Insurance companies are increasingly cautious about insuring older tanks, especially in states with stringent cleanup requirements. The cost of a typical cleanup averages $150,000, but can be much higher in states with zero tolerance for soil contamination, said Patrick Rounds, president and CEO of PMMIC Insurance.
The panel advocated for risk-based approaches rather than blanket age mandates, which are costly and can hurt small and independent businesses, especially those in rural areas. Arbitrary age limits could lead to mass closures, loss of rural fuel access and financial strain on state funds, Rounds said. Risk-based approaches include enhanced leak detection, better maintenance and data-driven decision-making, which are key to ensuring tanks can continue to operate safely and efficiently, panelists agreed.

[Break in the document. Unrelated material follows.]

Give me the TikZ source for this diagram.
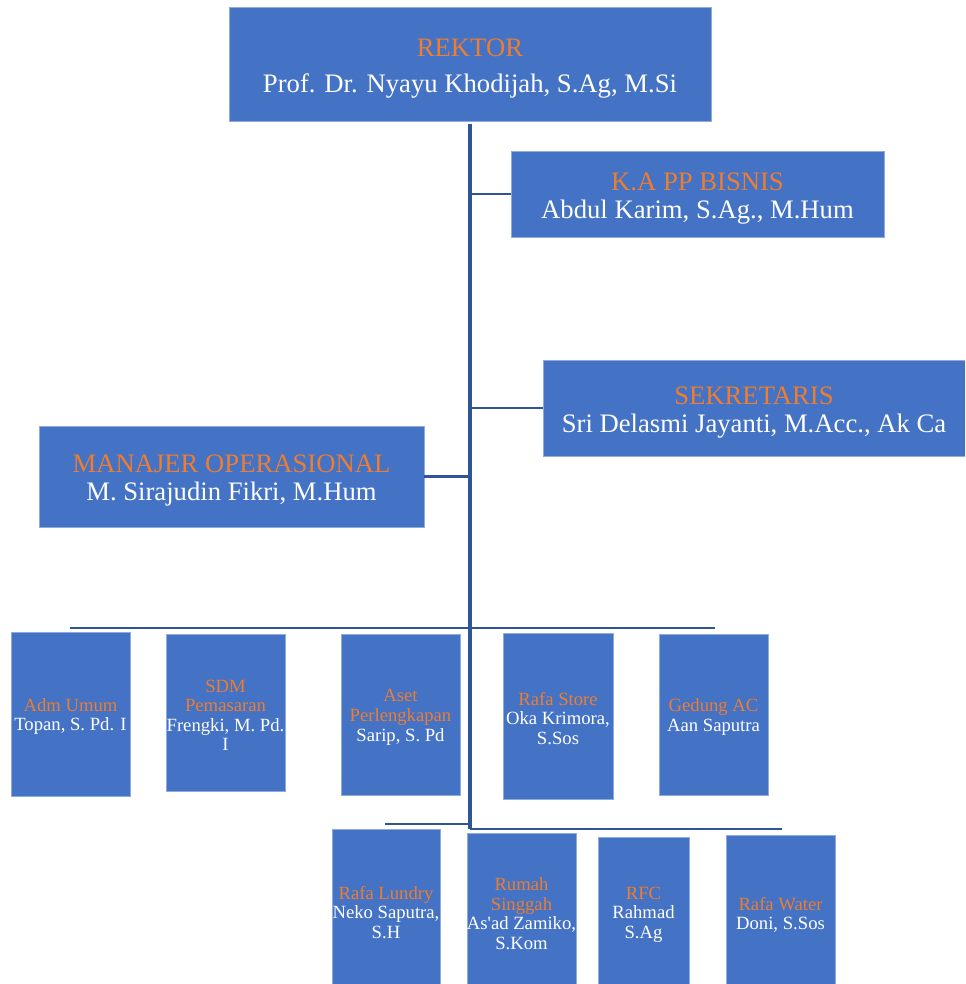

Considering Alternatives to Credit- and Debit-Card Payments
Credit- and debit-card payments in convenience stores have been a sore spot for retailers for years. And as use of cards continues to expand, fees have grown from a headache into a pounding migraine, said Lou Morsberger, founder of Payments Strategy Consulting.
Card-payment processing fees grew 19.6% last year and 26.6% the previous year, the former Circuit City and Capital One executive said during a NACS Show Education Session titled “The Future of Payments (and Swipe Fees).”
Today, many merchants are counting on legislation to bring down swipe fees. The strongest opportunity today is the pending Credit Card Competition Act. The act would require the largest U.S. banks to support at least two unaffiliated payment networks for their credit cards, increasing competition among networks like Visa and Mastercard.
One way or another, payment-industry leaders believe competition is necessary to bring true relief to the issue.
“For all the organized and regulatory pushback and efforts to minimize credit-card swipe fees, the solution to lowering costs may be to bring competition to the major banking institutions,” said Michael Curry, principal, Stablecoin Solutions at Spendcodes, a cardless point of sale that allows accepting Stablecoins at retail.
Morsberger noted that several new payment technologies are available to circumvent fees but that there’s a time lag in the adoption of those advances, particularly in c-stores.
With more than 80% of all purchases made in c-stores paid via credit or debit, and swipe fees hitting a record $187.2 billion in 2024, the need to access these technologies is more urgent than ever.
“There’s plenty of opportunity to provide an alternative,” said Reed Luhtanen, executive director and CEO of the U.S. Faster Payments Council (FPC). “But most of these technologies are not used in most stores today.”
“The technology is available to most consumers,” Morsberger said. All it requires is access to the internet and adoption by retailers.
Many of those new options, often referred to as InstaPayments, still sound like jargon to the average consumer and probably many retailers. Among them:
- RTP networks: These are instant-payment networks that allow for 24/7, real-time payments between participating financial institutions.
- Zelle: The person-to-person payment network allows for fast transfers between bank accounts.
- Mobile payment apps: These include Venmo, PayPal, and Cash App, allowing users to send and receive money.
- Stablecoin: A type of cryptocurrency designed to maintain a stable value.
- Same-Day ACH: An option to send and receive automated clearinghouse transfers within the same business day.
Morsberger said he believes ACH holds the most promise, as it gives retailers the option to create their own digital wallets. “If we can put the payment method into a digital wallet, that becomes the hub that unifies loyalty with the payment method,” he said.
The challenge that keeps these alternative payment methods from becoming commonplace, however, is, simple: How do you get people to use them?
Payment leaders on the panel urged retailers to combine their efforts and throw their combined weight behind a preferred payment method.